PORTFOLIO-4

SELFIE AND ITS POPULARITY

SELFIE AND ITS POPULARITY: Henry Ofori, Digital painting (blue back paper), 60 x 80 in (152.5 × 203cm), 2016/17. Provenance- Property of the artist, currently on display at the Museum of Science and Technology, Accra in the exhibition, “Orderly, Disorderly”

A selfie is taking our own picture with our own camera. This is not new; it was being done almost 100 years ago.

We can trace it back to New York on December 1920 when five men all suited up and with (obligatory) hats on took a photograph while holding up at arm’s length, an antediluvian analog camera the size of a briefcase!

But if we want to think of a selfie as a self portrait, we can begin way back in the 16th century and then work our way to the 1980s.

For over 400 years, self-portraiture was the sole preserve of skilled artists- Van Gogh, Rembrandt, Kahlo, Picasso, Ben Enwonwu, Ablade Glover and Jean-Michel Basquiat.

Almost everyone now has a smartphone. Today the selfie is linked to the “millennials”.
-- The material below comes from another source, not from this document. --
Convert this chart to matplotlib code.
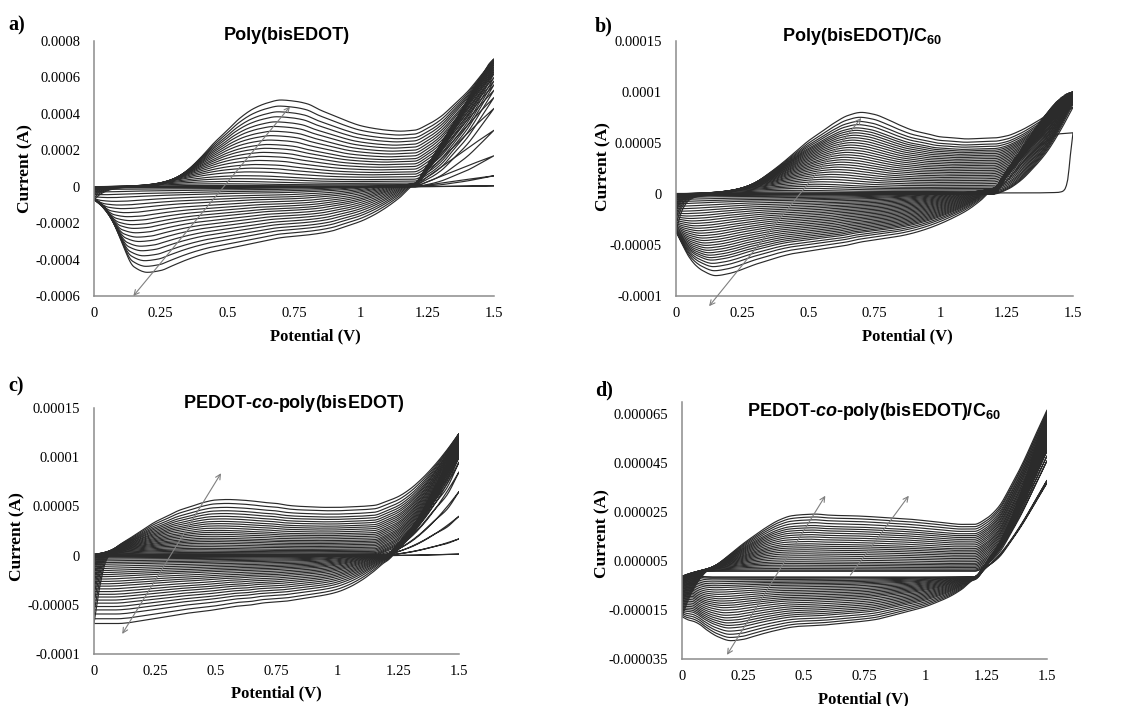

It is also linked to the “narcissist”- a word with a pejorative meaning and undertones of moral disapproval.

But is it fair/true/appropriate to consider a selfie taker as egotist instead of someone who has simply conformed to the prevailing culture?

Henry Ofori takes all these issues head on in this digital painting.

He depicts 12 faces in total in the triptych; the central panel has 10 faces and there is a single face in each of the other two panels.

The color scheme is vibrant and it immediately draws in the viewer.

All the faces are expressive almost all of them with exaggerated expressions. The majority appear to be young females with different skin shades, hairstyles and makeup.

The central panel has a border that tells us clearly the destination of the overwhelming majority of the selfies……social media.

Of significant interest is that one panel shows a Bugs Bunny styled selfie.

One cannot help recalling that a US appeals court is currently hearing a case to decide whether or not a monkey can own the copyright to a selfie.

The owner of the camera has insisted that the selfies were the result of his ingenuity in coaxing the monkeys into pressing the shutter while looking into the lens, after he struggled to get them to keep their eyes open for a wide-angle close-up.

Hopefully, none of Ofori’s depicted subjects faced these same problems with a photographer.

But when anyone can buy a stick to hold and schlep her phone to the right distance in order to take a photograph of herself with or without her tongue sticking out, or pouting lips, or of the new booty job, or a naked/bathroom selfie; men surely do not get a pass here…….is it all not a little coarse, eh?

Well, I think so and I have a nagging feeling that Ofori agrees with me.

Enough of the selfie and its popularity.